Leave out the pictures and restate the rest of the data exactly.

§ §

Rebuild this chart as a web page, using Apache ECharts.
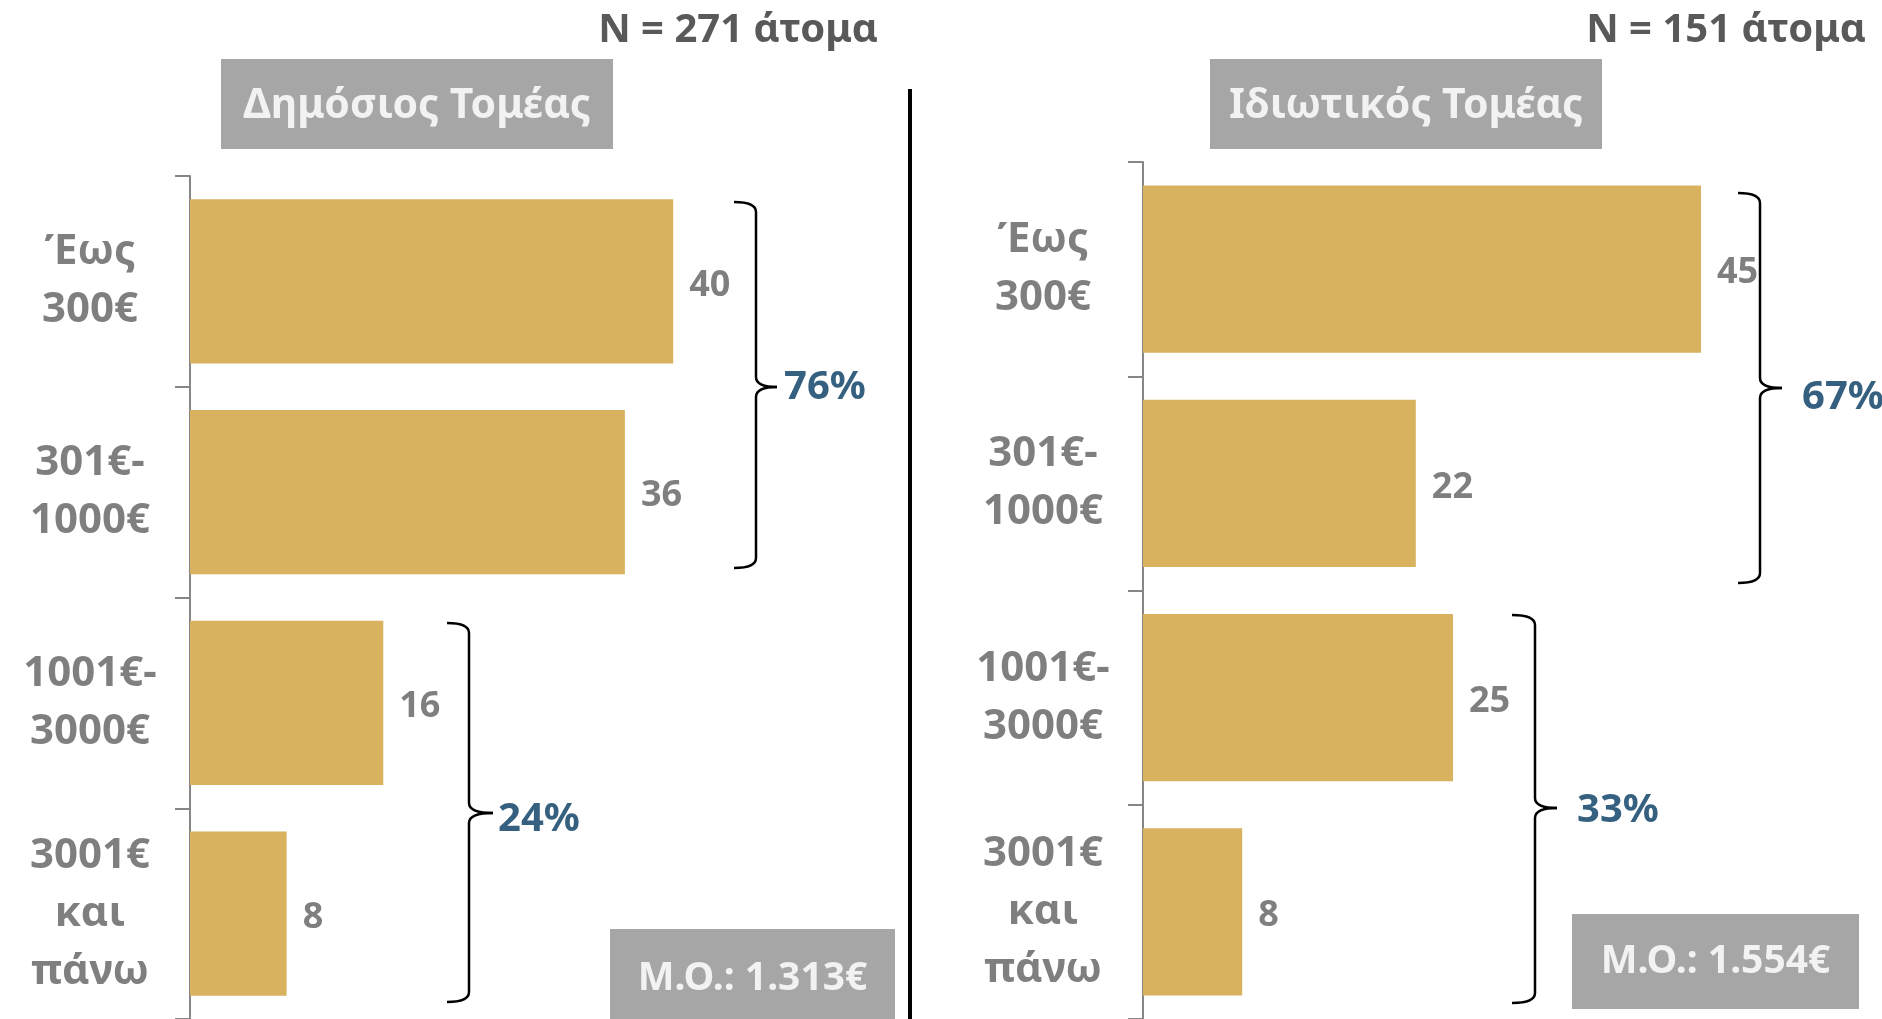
<!DOCTYPE html>
<html>
<head>
<meta charset="utf-8">
<script src="https://cdn.jsdelivr.net/npm/echarts@6/dist/echarts.min.js"></script>
<style>
  html, body { margin: 0; padding: 0; background: #fff; }
  #chart { width: 1882px; height: 1019px; }
</style>
</head>
<body>
<div id="chart"></div>
<script>
// κατηγορίες εισοδήματος (ίδιες και για τους δύο τομείς)
var categories = ['Έως\n300€', '301€-\n1000€', '1001€-\n3000€', '3001€\nκαι\nπάνω'];
var publicValues = [40, 36, 16, 8];
var privateValues = [45, 22, 25, 8];

var panelTitles = ['Δημόσιος Τομέας', 'Ιδιωτικός Τομέας'];
var sampleSizes = ['N = 271 άτομα', 'N = 151 άτομα'];
var meanLabels = ['Μ.Ο.: 1.313€', 'Μ.Ο.: 1.554€'];
var publicShares = ['76%', '24%'];
var privateShares = ['67%', '33%'];

var fontName = 'Noto Sans';
var barColor = '#d8b25e';
var labelGray = '#7f7f7f';
var shareColor = '#35607f';

var chart = echarts.init(document.getElementById('chart'));

// άγκιστρο "}" από καμπύλες και γραμμές
function brace(x0, xv, xt, top, mid, bottom) {
    var st = { stroke: '#000', lineWidth: 2.5, fill: null };
    var r = 10;
    return {
        type: 'group',
        children: [
            { type: 'bezierCurve', shape: { x1: x0, y1: top, cpx1: xv, cpy1: top, x2: xv, y2: top + r }, style: st },
            { type: 'line', shape: { x1: xv, y1: top + r, x2: xv, y2: mid - r }, style: st },
            { type: 'bezierCurve', shape: { x1: xv, y1: mid - r, cpx1: xv, cpy1: mid, x2: xt, y2: mid }, style: st },
            { type: 'bezierCurve', shape: { x1: xt, y1: mid, cpx1: xv, cpy1: mid, x2: xv, y2: mid + r }, style: st },
            { type: 'line', shape: { x1: xv, y1: mid + r, x2: xv, y2: bottom - r }, style: st },
            { type: 'bezierCurve', shape: { x1: xv, y1: bottom - r, cpx1: xv, cpy1: bottom, x2: x0, y2: bottom }, style: st }
        ]
    };
}

function shareText(txt, x, y) {
    return {
        type: 'text', x: x, y: y,
        style: { text: txt, fill: shareColor, font: 'bold 40px "' + fontName + '"', textAlign: 'left', textVerticalAlign: 'middle' }
    };
}

function titleBox(txt, x, y, w, h) {
    return {
        type: 'group',
        children: [
            { type: 'rect', shape: { x: x, y: y, width: w, height: h }, style: { fill: '#a6a6a6' } },
            { type: 'text', x: x + w / 2, y: y + h / 2 + 2,
              style: { text: txt, fill: '#f2f2f2', font: 'bold 41px "' + fontName + '"', textAlign: 'center', textVerticalAlign: 'middle' } }
        ]
    };
}

function meanBox(txt, x, y, w, h) {
    return {
        type: 'group',
        children: [
            { type: 'rect', shape: { x: x, y: y, width: w, height: h }, style: { fill: '#a6a6a6' } },
            { type: 'text', x: x + w / 2, y: y + h / 2,
              style: { text: txt, fill: '#f2f2f2', font: 'bold 39px "' + fontName + '"', textAlign: 'center', textVerticalAlign: 'middle' } }
        ]
    };
}

function yAxisFor(gridIndex) {
    return {
        type: 'category',
        gridIndex: gridIndex,
        data: categories,
        inverse: true,
        axisLine: { show: true, lineStyle: { color: '#868686', width: 2 } },
        axisTick: { show: true, length: 15, lineStyle: { color: '#868686', width: 2 } },
        axisLabel: {
            interval: 0,
            margin: 100,
            align: 'center',
            padding: [6, 0, 0, 0],
            color: labelGray,
            fontFamily: fontName,
            fontWeight: 'bold',
            fontSize: 42,
            lineHeight: 58
        },
        splitLine: { show: false }
    };
}

function barSeries(idx, values) {
    return {
        type: 'bar',
        xAxisIndex: idx,
        yAxisIndex: idx,
        data: values,
        barCategoryGap: '22%',
        itemStyle: { color: barColor },
        label: {
            show: true,
            position: 'right',
            distance: 16,
            offset: [0, 4],
            color: labelGray,
            fontFamily: fontName,
            fontWeight: 'bold',
            fontSize: 36
        },
        silent: true,
        animation: false
    };
}

var option = {
    backgroundColor: '#ffffff',
    animation: false,
    grid: [
        { left: 190, top: 176, width: 604, height: 846 },
        { left: 1143, top: 162, width: 620, height: 859 }
    ],
    xAxis: [
        { type: 'value', gridIndex: 0, min: 0, max: 50, show: false },
        { type: 'value', gridIndex: 1, min: 0, max: 50, show: false }
    ],
    yAxis: [yAxisFor(0), yAxisFor(1)],
    series: [barSeries(0, publicValues), barSeries(1, privateValues)],
    graphic: [
        // διαχωριστική γραμμή
        { type: 'line', shape: { x1: 910, y1: 89, x2: 910, y2: 1019 }, style: { stroke: '#000', lineWidth: 4 } },

        { type: 'text', x: 878, y: 31,
          style: { text: sampleSizes[0], fill: '#595959', font: 'bold 40px "' + fontName + '"', textAlign: 'right', textVerticalAlign: 'middle' } },
        { type: 'text', x: 1866, y: 31,
          style: { text: sampleSizes[1], fill: '#595959', font: 'bold 40px "' + fontName + '"', textAlign: 'right', textVerticalAlign: 'middle' } },

        titleBox(panelTitles[0], 221, 59, 392, 90),
        titleBox(panelTitles[1], 1210, 59, 392, 90),

        brace(734, 756, 777, 202, 387, 568),
        shareText(publicShares[0], 784, 388),
        brace(447, 469, 493, 623, 813, 1002),
        shareText(publicShares[1], 498, 820),

        brace(1738, 1760, 1782, 193, 388, 583),
        shareText(privateShares[0], 1802, 398),
        brace(1512, 1535, 1557, 615, 808, 1003),
        shareText(privateShares[1], 1577, 811),

        meanBox(meanLabels[0], 610, 929, 285, 100),
        meanBox(meanLabels[1], 1572, 914, 287, 95)
    ]
};

chart.setOption(option);
</script>
</body>
</html>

§ §

◆ **Exercise response**
Rebuild this chart as a web page, using Apache ECharts.
<!DOCTYPE html>
<html>
<head>
<meta charset="utf-8">
<script src="https://cdn.jsdelivr.net/npm/echarts@6/dist/echarts.min.js"></script>
<style>
  html, body { margin: 0; padding: 0; background: #fff; }
  #chart { width: 1882px; height: 1019px; }
</style>
</head>
<body>
<div id="chart"></div>
<script>
// κατηγορίες εισοδήματος (ίδιες και για τους δύο τομείς)
var categories = ['Έως\n300€', '301€-\n1000€', '1001€-\n3000€', '3001€\nκαι\nπάνω'];
var publicValues = [40, 36, 16, 8];
var privateValues = [45, 22, 25, 8];

var panelTitles = ['Δημόσιος Τομέας', 'Ιδιωτικός Τομέας'];
var sampleSizes = ['N = 271 άτομα', 'N = 151 άτομα'];
var meanLabels = ['Μ.Ο.: 1.313€', 'Μ.Ο.: 1.554€'];
var publicShares = ['76%', '24%'];
var privateShares = ['67%', '33%'];

var fontName = 'Noto Sans';
var barColor = '#d8b25e';
var labelGray = '#7f7f7f';
var shareColor = '#35607f';

var chart = echarts.init(document.getElementById('chart'));

// άγκιστρο "}" από καμπύλες και γραμμές
function brace(x0, xv, xt, top, mid, bottom) {
    var st = { stroke: '#000', lineWidth: 2.5, fill: null };
    var r = 10;
    return {
        type: 'group',
        children: [
            { type: 'bezierCurve', shape: { x1: x0, y1: top, cpx1: xv, cpy1: top, x2: xv, y2: top + r }, style: st },
            { type: 'line', shape: { x1: xv, y1: top + r, x2: xv, y2: mid - r }, style: st },
            { type: 'bezierCurve', shape: { x1: xv, y1: mid - r, cpx1: xv, cpy1: mid, x2: xt, y2: mid }, style: st },
            { type: 'bezierCurve', shape: { x1: xt, y1: mid, cpx1: xv, cpy1: mid, x2: xv, y2: mid + r }, style: st },
            { type: 'line', shape: { x1: xv, y1: mid + r, x2: xv, y2: bottom - r }, style: st },
            { type: 'bezierCurve', shape: { x1: xv, y1: bottom - r, cpx1: xv, cpy1: bottom, x2: x0, y2: bottom }, style: st }
        ]
    };
}

function shareText(txt, x, y) {
    return {
        type: 'text', x: x, y: y,
        style: { text: txt, fill: shareColor, font: 'bold 40px "' + fontName + '"', textAlign: 'left', textVerticalAlign: 'middle' }
    };
}

function titleBox(txt, x, y, w, h) {
    return {
        type: 'group',
        children: [
            { type: 'rect', shape: { x: x, y: y, width: w, height: h }, style: { fill: '#a6a6a6' } },
            { type: 'text', x: x + w / 2, y: y + h / 2 + 2,
              style: { text: txt, fill: '#f2f2f2', font: 'bold 41px "' + fontName + '"', textAlign: 'center', textVerticalAlign: 'middle' } }
        ]
    };
}

function meanBox(txt, x, y, w, h) {
    return {
        type: 'group',
        children: [
            { type: 'rect', shape: { x: x, y: y, width: w, height: h }, style: { fill: '#a6a6a6' } },
            { type: 'text', x: x + w / 2, y: y + h / 2,
              style: { text: txt, fill: '#f2f2f2', font: 'bold 39px "' + fontName + '"', textAlign: 'center', textVerticalAlign: 'middle' } }
        ]
    };
}

function yAxisFor(gridIndex) {
    return {
        type: 'category',
        gridIndex: gridIndex,
        data: categories,
        inverse: true,
        axisLine: { show: true, lineStyle: { color: '#868686', width: 2 } },
        axisTick: { show: true, length: 15, lineStyle: { color: '#868686', width: 2 } },
        axisLabel: {
            interval: 0,
            margin: 100,
            align: 'center',
            padding: [6, 0, 0, 0],
            color: labelGray,
            fontFamily: fontName,
            fontWeight: 'bold',
            fontSize: 42,
            lineHeight: 58
        },
        splitLine: { show: false }
    };
}

function barSeries(idx, values) {
    return {
        type: 'bar',
        xAxisIndex: idx,
        yAxisIndex: idx,
        data: values,
        barCategoryGap: '22%',
        itemStyle: { color: barColor },
        label: {
            show: true,
            position: 'right',
            distance: 16,
            offset: [0, 4],
            color: labelGray,
            fontFamily: fontName,
            fontWeight: 'bold',
            fontSize: 36
        },
        silent: true,
        animation: false
    };
}

var option = {
    backgroundColor: '#ffffff',
    animation: false,
    grid: [
        { left: 190, top: 176, width: 604, height: 846 },
        { left: 1143, top: 162, width: 620, height: 859 }
    ],
    xAxis: [
        { type: 'value', gridIndex: 0, min: 0, max: 50, show: false },
        { type: 'value', gridIndex: 1, min: 0, max: 50, show: false }
    ],
    yAxis: [yAxisFor(0), yAxisFor(1)],
    series: [barSeries(0, publicValues), barSeries(1, privateValues)],
    graphic: [
        // διαχωριστική γραμμή
        { type: 'line', shape: { x1: 910, y1: 89, x2: 910, y2: 1019 }, style: { stroke: '#000', lineWidth: 4 } },

        { type: 'text', x: 878, y: 31,
          style: { text: sampleSizes[0], fill: '#595959', font: 'bold 40px "' + fontName + '"', textAlign: 'right', textVerticalAlign: 'middle' } },
        { type: 'text', x: 1866, y: 31,
          style: { text: sampleSizes[1], fill: '#595959', font: 'bold 40px "' + fontName + '"', textAlign: 'right', textVerticalAlign: 'middle' } },

        titleBox(panelTitles[0], 221, 59, 392, 90),
        titleBox(panelTitles[1], 1210, 59, 392, 90),

        brace(734, 756, 777, 202, 387, 568),
        shareText(publicShares[0], 784, 388),
        brace(447, 469, 493, 623, 813, 1002),
        shareText(publicShares[1], 498, 820),

        brace(1738, 1760, 1782, 193, 388, 583),
        shareText(privateShares[0], 1802, 398),
        brace(1512, 1535, 1557, 615, 808, 1003),
        shareText(privateShares[1], 1577, 811),

        meanBox(meanLabels[0], 610, 929, 285, 100),
        meanBox(meanLabels[1], 1572, 914, 287, 95)
    ]
};

chart.setOption(option);
</script>
</body>
</html>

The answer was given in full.